Two nights later he woke from a sound sleep. No dream awakened him; he was just immediately awake, a memory of 20 years past flooding him. “I was a terrible father — and not much of a husband either, ignoring the people I loved. Madly in love with myself, my work, my ego … you know that person. That Halloween, my daughter — Megan’s mom, Claire — who was then 14, was going to be in the school play, playing the lead role in Cinderella. I promised to be there, and then the day of the play, I realized I had to write a brief and told her I’d have to miss it. Claire just stared at me. ‘I hate you,’ she said, and walked away. That cinched it. I had to go.”

The night of the play he was late — he was always late — but thought he wouldn’t miss much of the performance, speeding along, taking a short cut along a narrow country road in the darkness. Around a curve was a car crumpled against a pole, hood popped and crushed, one headlight beaming straight up through smoke, the front window a cobweb from the crash. And a young man in shirt and jeans, with dark spots on his clothes, his face covered in blood, a phone in one hand stumbling toward him. “And those eyes,” Davis said.

He drove by, in fact went faster. “The only thought as I passed was: ‘He has a phone. I don’t have to help.’”

Davis arrived in the middle of the third act. He hugged Claire when he greeted her in the school auditorium after the show, her face beaming though her stage makeup.

“And I forgot every detail of that crash until I woke up that night years later after the Haunted House episode with my granddaughter,” Davis said.

He began a series of consultations with psychologists and therapists.

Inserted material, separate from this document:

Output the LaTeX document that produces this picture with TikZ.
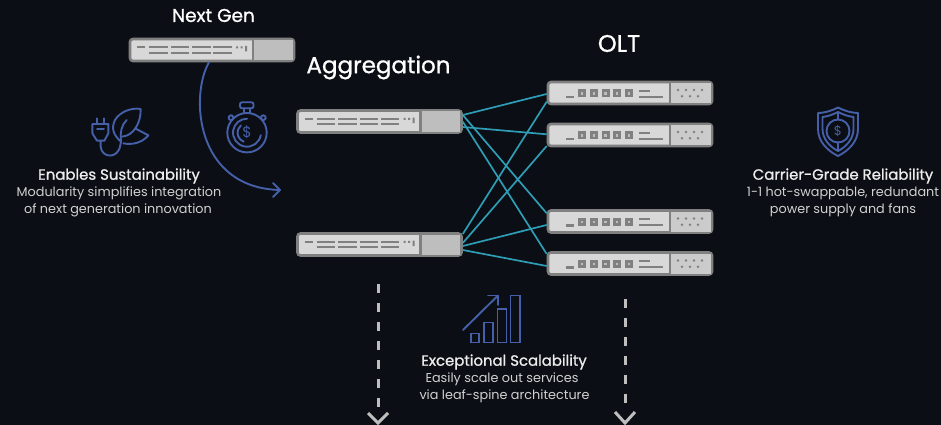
\documentclass[tikz,border=0pt]{standalone}
\usepackage{fontspec}
\setmainfont{Poppins}
\newfontfamily\medf{Poppins}[FakeBold=1.0]
\definecolor{bg}{HTML}{0B0E14}
\definecolor{ic}{HTML}{4560A8}
\definecolor{cy}{HTML}{2E9DB5}
\definecolor{frm}{HTML}{808080}
\definecolor{lite}{HTML}{D8D8D8}
\definecolor{midg}{HTML}{BEBEBE}
\definecolor{dk}{HTML}{808080}
\tikzset{
  devbox/.style={draw=frm,fill=lite,line width=2.6pt,rounded corners=3pt,minimum width=164pt,minimum height=22pt,inner sep=0pt},
  dline/.style={draw=dk,line width=2.2pt},
  icon/.style={draw=ic,line width=1.9pt,line cap=round,line join=round},
  link/.style={draw=cy,line width=1.7pt},
  down/.style={draw=midg,line width=3pt,dash pattern=on 9pt off 10pt},
  chev/.style={draw=midg,line width=3pt},
  head/.style={text=white,font=\fontsize{#1}{#1}\selectfont\medf,inner sep=0pt},
  feat/.style={text=white!93!black,font=\fontsize{14.9}{14.9}\selectfont\medf,inner sep=0pt},
  body/.style={text=white!82!black,font=\fontsize{12.8}{12.8}\selectfont,inner sep=0pt},
}
% switch: name, centre x, centre y
\newcommand{\swdev}[3]{%
  \node[devbox] (#1) at (#2,#3) {};
  \begin{scope}[shift={(#2-82,#3)}]
    \draw[frm,line width=2.2pt] (123,-11) -- (123,11);
    \fill[midg] (124,-10) rectangle (162.8,10);
    \draw[dline] (7,-2.7) -- (15,-2.7);
    \foreach \a in {19,40.5,62,83}{\draw[dline] (\a,-2.7) -- (\a+18.5,-2.7) (\a,2.8) -- (\a+18.5,2.8);}
    \fill[dk] (106,-3.7) rectangle (108,-1.7) (110.5,-3.7) rectangle (112.5,-1.7) (115,-4) rectangle (117,1.5);
  \end{scope}}
% OLT: name, centre x, centre y
\newcommand{\oltdev}[3]{%
  \node[devbox] (#1) at (#2,#3) {};
  \begin{scope}[shift={(#2-82,#3)}]
    \fill[midg!80!white] (122,-10) rectangle (162.8,10);
    \draw[frm,line width=2.2pt] (122,-11) -- (122,11);
    \draw[dline] (18,4) -- (26,4);
    \foreach \a in {30,42,53.5,65,77}{\fill[dk] (\a,-3.7) rectangle (\a+8,4.3); \fill[midg] (\a+2.7,-1) rectangle (\a+5.3,1.6);}
    \draw[dline] (91,-2.3) -- (102,-2.3) (91,3.7) -- (115,3.7);
    \foreach \a in {130,138,146,154}{\fill[dk] (\a,-3) circle (1.4);}
    \foreach \a in {134,142,150}{\fill[dk] (\a,3.2) circle (1.4);}
  \end{scope}}
\begin{document}
\begin{tikzpicture}[x=1pt,y=-1pt]
\useasboundingbox[fill=bg] (0,0) rectangle (941,425);

% mesh
\swdev{ng}{212}{50}
\swdev{aa}{379.5}{121.5}
\swdev{ab}{379.5}{244.5}
\oltdev{oa}{630}{93}
\oltdev{ob}{630}{135}
\oltdev{oc}{630}{221.5}
\oltdev{od}{630}{263.5}

\draw[link] ([yshift=6.5pt]aa.east) -- ([yshift=-1pt]oa.west);
\draw[link] ([yshift=-5.5pt]aa.east) -- ([yshift=0.7pt]ob.west);
\draw[link] ([yshift=6.5pt]aa.east) -- ([yshift=8.2pt]oc.west);
\draw[link] ([yshift=-0.2pt]aa.east) -- ([yshift=9.5pt]od.west);
\draw[link] ([yshift=10.5pt]ab.east) -- ([yshift=-8.7pt]oa.west);
\draw[link] ([yshift=1.5pt]ab.east) -- ([yshift=-11pt]ob.west);
\draw[link] ([yshift=-1.5pt]ab.east) -- ([yshift=-3.5pt]oc.west);
\draw[link] ([yshift=-5.5pt]ab.east) -- ([yshift=-2.5pt]od.west);

% migration arrow
\coordinate (arcend) at (280,190);
\draw[icon] ([xshift=-3pt]ng.south) .. controls (190,95) and (195,188) .. (arcend);
\draw[icon] (273,183) -- (arcend) -- (273,197);

% labels
\node[head=18.5] (tng) at (213.5,15.5) {Next Gen};
\node[head=23] (tag) at (378.5,67.5) {Aggregation};
\node[head=24] (tol) at (619,43.5) {OLT};

\node[feat] (f1) at (119,176) {Enables Sustainability};
\node[body] (b1a) at (119,193) {Modularity simplifies integration};
\node[body] (b1b) at (118,210.5) {of next generation innovation};
\node[feat] (f2) at (843,176) {Carrier-Grade Reliability};
\node[body] (b2a) at (843,193) {1-1 hot-swappable, redundant};
\node[body] (b2b) at (843,210.5) {power supply and fans};
\node[feat] (f3) at (504,362) {Exceptional Scalability};
\node[body] (b3a) at (502,379.5) {Easily scale out services};
\node[body] (b3b) at (504.5,396) {via leaf-spine architecture};

% plug + leaf icon
\begin{scope}[shift={(85,100)},x=1/3*1pt,y=-1/3*1pt]
  \draw[icon] (35,55) -- (35,72) (58,55) -- (58,72);
  \draw[icon] (22,72) -- (70,72) -- (70,100) -- (58,122) -- (36,122) -- (22,100) -- cycle;
  \draw[icon] (36,86) -- (57,86);
  \draw[icon] (47,122) -- (47,140) .. controls (50,175) and (100,178) .. (106,135) -- (108,125);
  \draw[icon] (108,125) .. controls (85,105) and (78,85) .. (90,60) .. controls (105,35) and (140,22) .. (167,27) .. controls (168,70) and (145,108) .. (110,110);
  \draw[icon] (108,125) .. controls (105,95) and (110,75) .. (125,60);
  \draw[icon] (150,85) -- (190,106) .. controls (170,130) and (140,135) .. (115,130);
\end{scope}

% stopwatch
\coordinate (sw) at (247,132.7);
\draw[icon] (sw) circle (19.7);
\draw[icon] (sw) ++(10:14) arc[start angle=10,end angle=270,radius=14];
\draw[icon] (sw) ++(110:9.5) arc[start angle=110,end angle=230,radius=9.5];
\draw[icon,rounded corners=2pt] (240,102.3) rectangle (253.5,108.3);
\draw[icon] (244,108.3) -- (244,113) (250,108.3) -- (250,113);
\draw[icon] (231,117.7) circle (2.4) (263.3,117.7) circle (2.4);
\node[text=ic,font=\fontsize{15}{15}\selectfont,inner sep=0pt] (usd) at (247,132.7) {\$};

% shield
\draw[icon] (838,107.5) .. controls (845,111) and (852,113) .. (858,113) -- (858,129) .. controls (858,142) and (848,151) .. (838,156) .. controls (828,151) and (818,142) .. (818,129) -- (818,113) .. controls (824,113) and (831,111) .. (838,107.5) -- cycle;
\draw[icon] (838,112) .. controls (844,115) and (849,116.5) .. (853.5,117) -- (853.5,129) .. controls (853.5,139) and (846,147) .. (838,151) .. controls (830,147) and (822.5,139) .. (822.5,129) -- (822.5,117) .. controls (827,116.5) and (832,115) .. (838,112) -- cycle;
\draw[icon] (838,131) circle (11.5);
\draw[icon] (838,112) -- (838,119.5) (838,142.5) -- (838,151);
\node[text=ic,font=\fontsize{13}{13}\selectfont,inner sep=0pt] (usb) at (838,131) {\$};

% scale icon
\draw[icon,line cap=butt,line join=miter] (471,333.5) rectangle (479,342.5);
\draw[icon,line cap=butt,line join=miter] (484,322.5) rectangle (493,342.5);
\draw[icon,line cap=butt,line join=miter] (497.5,309) rectangle (506.5,342.5);
\draw[icon,line cap=butt,line join=miter] (510.5,295.5) rectangle (520,342.5);
\coordinate (ups) at (463,330);
\coordinate (upe) at (498,295.5);
\draw[icon] (ups) -- (upe);
\draw[icon] (488,295.5) -- (upe) -- (498,305);

% down arrows
\coordinate (d1s) at (378,284);
\coordinate (d1e) at (378,411);
\coordinate (d2s) at (625,299);
\coordinate (d2e) at (625,410);
\draw[down] (d1s) -- (d1e);
\draw[down] (d2s) -- (d2e);
\draw[chev] (368,413) -- (378,423) -- (388,413);
\draw[chev] (615,412) -- (625,423) -- (635,412);
\end{tikzpicture}
\end{document}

All agreed he had suffered dissociative amnesia, a condition that protects traumatic incidents from your consciousness by blocking them. “But I knew it was more,” Davis said. “It was not the horror, it was my selfishness, my need to make amends with my daughter, to come off as the world’s greatest dad, and leave the wounded there on his battlefield. I had to do something. I got in touch with the cops, the hospital, EMS, private doctors, tow truck shops. But … not a trace, not a whisper of any kind of accident.” He paused. “For the first time in my life I understood the word ‘haunted.’ And the consequences of making a choice.”

That something he had to do came when he read a notice in the paper about the need for volunteers at the rehab center.

“Has it helped?” I asked. He didn’t answer, standing and putting a hand on my shoulder. “Now look, I’ll probably see you, but if I don’t, you and the family have a really Happy Halloween.”